Worldwide pressures continue to cause feed prices to fluctuate. So which feeds should producers be buying forward and which holding back? KW Feeds’ Colin Shepherd reports
Pressures within the protein feed markets continue to grow, rather than ease, pushing prices in the UK even higher in recent weeks. The inevitable reduction in prices has yet to appear, so it’s still very much a waiting game for those looking to secure supplies for next winter.
Spot market activity remains the best option for immediate requirements, with very little other business being done. With prices for soyabean meal now hovering around £310/t, there’s even less activity than in previous months.
Continuing demand from China, plus little export activity from South America, are the big factors combining to put pressure on supply at present. In addition, the latest USDA report highlighted lower-than-expected soyabean plantings in the USA, with market rumblings that the Argentinean harvest may amount to closer to 35-37m tonnes, not the 39mt previously predicted.
Low protein stocks in China were expected to create short-term demand but, once those stocks were replenished, that demand was predicted to ease significantly. That’s just not happened, with continued strong buying from China now likely for perhaps another couple of months. The 6mt of old crop still held by Argentinean farmers awaiting a Government decision on export tariffs would also ease the situation considerably.
In the meantime, the high soyabean price continues to drive the price of other protein feeds, although rapemeal is currently an attractive option in comparison, and with good margins available to rapeseed crushers there’s also the potential for availability to increase. Against current prices, distillers’ pellets continue to remain competitive at around £160/t, with protected proteins such as SoyPass and Prototec (PDF) providing large savings as replacements for soyabean meal.
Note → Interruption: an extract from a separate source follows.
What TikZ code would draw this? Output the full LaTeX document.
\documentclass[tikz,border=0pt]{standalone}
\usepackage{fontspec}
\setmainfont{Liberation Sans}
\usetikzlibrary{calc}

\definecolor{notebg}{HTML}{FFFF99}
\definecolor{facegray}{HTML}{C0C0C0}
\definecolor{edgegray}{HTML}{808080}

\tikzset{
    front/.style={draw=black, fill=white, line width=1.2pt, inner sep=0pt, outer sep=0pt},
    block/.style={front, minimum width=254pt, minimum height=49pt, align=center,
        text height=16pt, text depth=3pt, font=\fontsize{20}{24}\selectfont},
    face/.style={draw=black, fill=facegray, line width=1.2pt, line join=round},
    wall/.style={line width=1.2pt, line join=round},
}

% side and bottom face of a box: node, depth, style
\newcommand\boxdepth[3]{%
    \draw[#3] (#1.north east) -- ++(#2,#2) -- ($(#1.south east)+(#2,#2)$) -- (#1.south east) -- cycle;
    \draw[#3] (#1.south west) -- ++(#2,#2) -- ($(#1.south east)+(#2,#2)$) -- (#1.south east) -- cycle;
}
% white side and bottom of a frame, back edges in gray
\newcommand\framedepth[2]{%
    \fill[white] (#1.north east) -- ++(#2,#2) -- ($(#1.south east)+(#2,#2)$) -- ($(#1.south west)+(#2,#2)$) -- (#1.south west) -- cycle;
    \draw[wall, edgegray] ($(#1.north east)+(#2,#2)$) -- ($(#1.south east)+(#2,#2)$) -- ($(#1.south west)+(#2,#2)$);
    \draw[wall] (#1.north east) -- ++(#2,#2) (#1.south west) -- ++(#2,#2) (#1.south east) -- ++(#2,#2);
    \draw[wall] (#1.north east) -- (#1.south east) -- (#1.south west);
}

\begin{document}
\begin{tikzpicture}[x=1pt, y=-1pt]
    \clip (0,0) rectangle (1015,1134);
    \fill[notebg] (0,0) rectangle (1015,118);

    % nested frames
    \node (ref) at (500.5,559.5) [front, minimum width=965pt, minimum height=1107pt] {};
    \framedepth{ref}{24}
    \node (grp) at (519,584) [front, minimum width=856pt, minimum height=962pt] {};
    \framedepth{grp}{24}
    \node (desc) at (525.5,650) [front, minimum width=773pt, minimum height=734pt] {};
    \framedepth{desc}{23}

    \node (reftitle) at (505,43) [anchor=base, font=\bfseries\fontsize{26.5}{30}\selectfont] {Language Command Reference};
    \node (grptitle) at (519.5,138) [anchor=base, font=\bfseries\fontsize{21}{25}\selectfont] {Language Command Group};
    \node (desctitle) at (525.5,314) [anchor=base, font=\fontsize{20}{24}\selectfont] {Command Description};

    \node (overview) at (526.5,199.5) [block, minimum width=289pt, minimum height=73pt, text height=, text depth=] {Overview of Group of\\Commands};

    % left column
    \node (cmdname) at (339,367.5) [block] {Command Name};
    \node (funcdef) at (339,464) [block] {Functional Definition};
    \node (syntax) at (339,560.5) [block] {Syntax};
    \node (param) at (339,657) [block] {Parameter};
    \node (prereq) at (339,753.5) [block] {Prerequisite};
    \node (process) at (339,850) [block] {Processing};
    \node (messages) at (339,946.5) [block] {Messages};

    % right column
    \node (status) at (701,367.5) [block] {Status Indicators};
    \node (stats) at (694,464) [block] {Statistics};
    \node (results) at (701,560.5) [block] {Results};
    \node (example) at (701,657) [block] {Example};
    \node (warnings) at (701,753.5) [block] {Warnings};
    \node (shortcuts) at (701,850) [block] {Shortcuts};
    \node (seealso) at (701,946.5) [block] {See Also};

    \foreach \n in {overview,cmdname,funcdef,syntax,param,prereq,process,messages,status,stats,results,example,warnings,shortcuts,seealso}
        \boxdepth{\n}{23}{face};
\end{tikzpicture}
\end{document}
For example, just 1.2t of Prototec is needed to supply the same level of DUP as in 1t of hi-pro soyabean meal. With the former at around £200/t, that’s a saving of around £70/t by buying £240 worth of Prototec to replace £310 worth of soyabean meal. Even on a crude protein basis, the saving equates to around £35/t.
For energy feeds, the advice remains the same as in recent weeks – the market is at, or close to, the likely low point with increases expected as the summer progresses. So take at least 50% cover for the winter then top-up whenever the opportunity arises and further breaks in the market appear.
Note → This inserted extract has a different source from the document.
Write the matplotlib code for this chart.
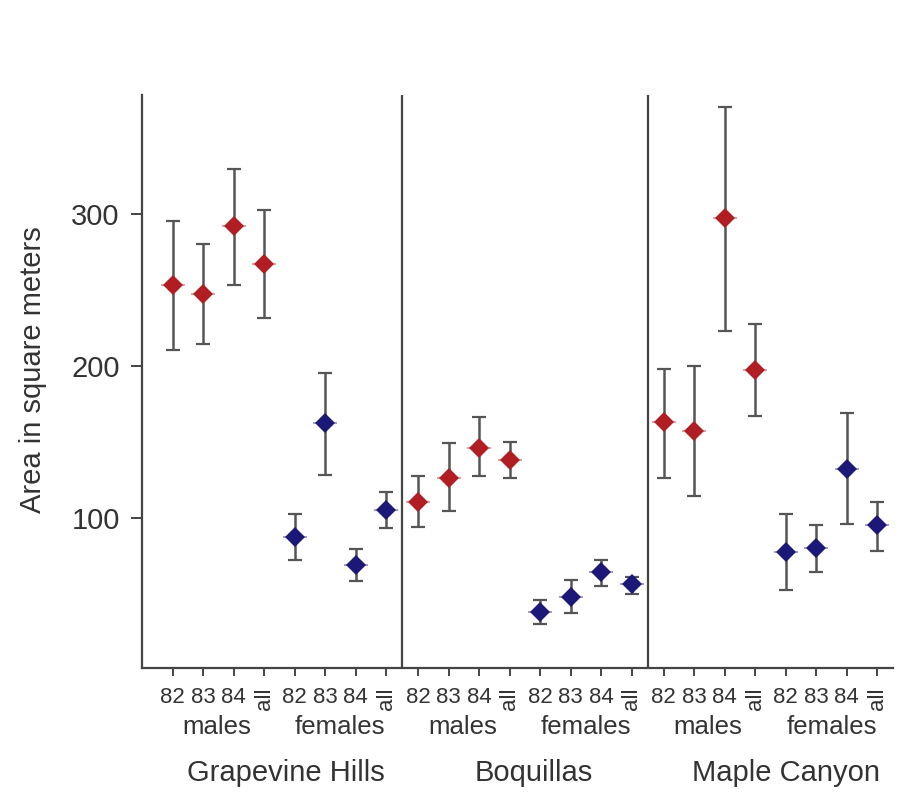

Recent strengthening of Sterling has made UK wheat exports less attractive, but some farmers are going to have to sell old crop soon to clear stores and generate cashflow. This is one of the factors pushing energy feed prices down at present, with soya hulls at less than £100/t ex-port and palm kernel and citrus still good value spot options.
But the expectation for late summer is still definitely for prices to rise as demand – including the requirements of the burgeoning biofuel industry – climbs and production estimates fall. Wet conditions are disrupting spring sowings in the USA, while concern is beginning to emergy over the impact of current drought conditions in the Ukraine and wider Black Sea region.
Currently, the best buy for next winter is perhaps wheatfeed pellets, the price of which has dropped dramatically. In addition to being an excellent source of digestible fibre energy, at current prices and with a protein content of 17%, it’s also worth reconsidering as part of an overall strategy to reduce protein costs.